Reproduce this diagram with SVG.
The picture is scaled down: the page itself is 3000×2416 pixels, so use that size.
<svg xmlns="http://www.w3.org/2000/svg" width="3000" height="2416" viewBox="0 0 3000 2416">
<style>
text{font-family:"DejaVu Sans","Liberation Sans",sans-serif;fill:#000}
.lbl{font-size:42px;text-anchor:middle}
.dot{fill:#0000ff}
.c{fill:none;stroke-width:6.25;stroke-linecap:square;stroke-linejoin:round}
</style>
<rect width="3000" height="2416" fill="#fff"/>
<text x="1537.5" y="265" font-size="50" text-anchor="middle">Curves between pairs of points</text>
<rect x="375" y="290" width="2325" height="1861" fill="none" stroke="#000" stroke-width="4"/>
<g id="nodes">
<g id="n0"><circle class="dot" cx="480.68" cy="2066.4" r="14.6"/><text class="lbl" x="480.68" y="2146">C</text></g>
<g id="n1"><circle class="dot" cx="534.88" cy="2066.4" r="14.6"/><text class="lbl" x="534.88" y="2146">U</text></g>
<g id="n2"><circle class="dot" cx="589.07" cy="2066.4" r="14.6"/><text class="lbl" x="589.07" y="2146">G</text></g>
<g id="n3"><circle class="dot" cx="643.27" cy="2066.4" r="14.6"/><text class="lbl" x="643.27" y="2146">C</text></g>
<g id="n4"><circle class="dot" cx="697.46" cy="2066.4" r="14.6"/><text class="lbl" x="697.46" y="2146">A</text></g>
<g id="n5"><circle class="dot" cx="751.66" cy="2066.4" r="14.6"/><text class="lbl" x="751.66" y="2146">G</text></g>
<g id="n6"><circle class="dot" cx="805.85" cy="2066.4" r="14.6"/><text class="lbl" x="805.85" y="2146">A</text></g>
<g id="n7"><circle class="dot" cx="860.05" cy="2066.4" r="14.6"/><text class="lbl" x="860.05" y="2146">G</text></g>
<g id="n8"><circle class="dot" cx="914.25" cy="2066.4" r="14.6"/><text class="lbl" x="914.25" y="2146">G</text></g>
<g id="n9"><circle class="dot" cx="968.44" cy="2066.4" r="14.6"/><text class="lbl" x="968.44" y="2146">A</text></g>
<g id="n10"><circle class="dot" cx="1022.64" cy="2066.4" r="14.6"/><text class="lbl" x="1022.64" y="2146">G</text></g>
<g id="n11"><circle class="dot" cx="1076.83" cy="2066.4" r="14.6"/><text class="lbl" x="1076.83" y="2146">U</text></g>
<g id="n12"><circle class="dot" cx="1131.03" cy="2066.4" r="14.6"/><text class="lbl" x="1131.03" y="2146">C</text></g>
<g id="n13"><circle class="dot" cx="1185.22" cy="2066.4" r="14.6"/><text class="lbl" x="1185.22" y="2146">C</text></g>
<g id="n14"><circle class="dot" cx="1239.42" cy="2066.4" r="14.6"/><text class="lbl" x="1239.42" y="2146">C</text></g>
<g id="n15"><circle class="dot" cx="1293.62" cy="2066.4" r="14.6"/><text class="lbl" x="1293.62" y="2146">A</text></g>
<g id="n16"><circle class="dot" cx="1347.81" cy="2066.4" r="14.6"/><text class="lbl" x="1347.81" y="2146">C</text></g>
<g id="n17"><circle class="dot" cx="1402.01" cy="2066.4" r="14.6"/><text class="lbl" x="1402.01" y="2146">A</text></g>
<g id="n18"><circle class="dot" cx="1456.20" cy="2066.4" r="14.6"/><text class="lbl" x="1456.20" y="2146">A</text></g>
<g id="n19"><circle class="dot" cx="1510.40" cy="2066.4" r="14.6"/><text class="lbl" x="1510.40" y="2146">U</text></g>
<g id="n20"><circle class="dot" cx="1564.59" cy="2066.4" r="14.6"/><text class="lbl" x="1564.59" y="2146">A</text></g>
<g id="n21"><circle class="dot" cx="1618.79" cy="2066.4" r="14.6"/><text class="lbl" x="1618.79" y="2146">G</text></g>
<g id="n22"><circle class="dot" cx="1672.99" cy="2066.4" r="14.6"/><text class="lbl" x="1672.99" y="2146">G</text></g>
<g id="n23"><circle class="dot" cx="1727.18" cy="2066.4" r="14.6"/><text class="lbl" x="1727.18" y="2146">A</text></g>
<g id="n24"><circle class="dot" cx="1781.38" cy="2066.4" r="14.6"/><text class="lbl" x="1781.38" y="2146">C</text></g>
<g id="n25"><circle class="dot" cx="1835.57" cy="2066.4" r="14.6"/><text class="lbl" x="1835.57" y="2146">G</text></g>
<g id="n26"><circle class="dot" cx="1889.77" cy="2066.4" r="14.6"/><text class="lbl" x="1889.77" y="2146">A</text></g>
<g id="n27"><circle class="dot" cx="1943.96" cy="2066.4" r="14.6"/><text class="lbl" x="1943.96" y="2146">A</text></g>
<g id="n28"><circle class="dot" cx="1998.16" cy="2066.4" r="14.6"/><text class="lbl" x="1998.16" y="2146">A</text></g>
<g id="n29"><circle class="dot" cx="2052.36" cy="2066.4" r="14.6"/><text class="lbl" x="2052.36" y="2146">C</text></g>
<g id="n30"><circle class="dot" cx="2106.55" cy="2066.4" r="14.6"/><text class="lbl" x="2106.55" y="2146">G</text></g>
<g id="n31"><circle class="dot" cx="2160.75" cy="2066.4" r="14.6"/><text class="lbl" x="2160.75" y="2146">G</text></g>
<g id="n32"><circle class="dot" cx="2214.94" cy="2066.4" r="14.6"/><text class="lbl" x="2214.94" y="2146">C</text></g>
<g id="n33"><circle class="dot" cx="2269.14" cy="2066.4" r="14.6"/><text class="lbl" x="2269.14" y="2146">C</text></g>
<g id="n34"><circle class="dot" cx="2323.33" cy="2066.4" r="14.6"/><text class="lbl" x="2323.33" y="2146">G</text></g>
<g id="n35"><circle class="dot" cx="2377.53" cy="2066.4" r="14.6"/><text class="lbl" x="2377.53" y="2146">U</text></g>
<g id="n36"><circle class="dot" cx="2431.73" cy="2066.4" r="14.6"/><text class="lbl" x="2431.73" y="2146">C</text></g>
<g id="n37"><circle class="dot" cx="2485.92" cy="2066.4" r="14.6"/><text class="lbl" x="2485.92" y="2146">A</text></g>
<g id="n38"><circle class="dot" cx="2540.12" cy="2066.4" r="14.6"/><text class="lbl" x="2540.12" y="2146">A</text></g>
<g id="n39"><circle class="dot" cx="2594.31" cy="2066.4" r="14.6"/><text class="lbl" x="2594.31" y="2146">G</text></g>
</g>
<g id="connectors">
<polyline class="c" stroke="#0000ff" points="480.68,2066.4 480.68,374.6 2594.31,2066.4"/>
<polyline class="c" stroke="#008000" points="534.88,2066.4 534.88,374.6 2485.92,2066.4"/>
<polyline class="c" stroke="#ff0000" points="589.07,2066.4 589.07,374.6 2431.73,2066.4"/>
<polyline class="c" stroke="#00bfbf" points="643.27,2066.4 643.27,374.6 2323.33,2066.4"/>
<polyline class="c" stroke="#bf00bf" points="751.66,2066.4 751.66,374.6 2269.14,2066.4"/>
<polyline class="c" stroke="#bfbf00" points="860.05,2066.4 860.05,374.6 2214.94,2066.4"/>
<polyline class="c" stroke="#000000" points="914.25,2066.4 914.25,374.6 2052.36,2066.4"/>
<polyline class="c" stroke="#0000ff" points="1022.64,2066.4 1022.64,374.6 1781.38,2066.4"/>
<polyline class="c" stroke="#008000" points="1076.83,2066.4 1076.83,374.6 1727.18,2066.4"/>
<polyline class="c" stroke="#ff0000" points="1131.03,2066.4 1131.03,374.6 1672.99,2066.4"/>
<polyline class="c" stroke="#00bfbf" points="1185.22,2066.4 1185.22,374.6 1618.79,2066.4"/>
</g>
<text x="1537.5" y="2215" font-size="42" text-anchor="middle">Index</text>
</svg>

---------------

▶ _Goal_
Find all lines holding the string "size" and copy them.

▶ _Correct answer_
The picture is scaled down: the page itself is 3000×2416 pixels, so use that size.
.lbl{font-size:42px;text-anchor:middle}
<text x="1537.5" y="265" font-size="50" text-anchor="middle">Curves between pairs of points</text>
<text x="1537.5" y="2215" font-size="42" text-anchor="middle">Index</text>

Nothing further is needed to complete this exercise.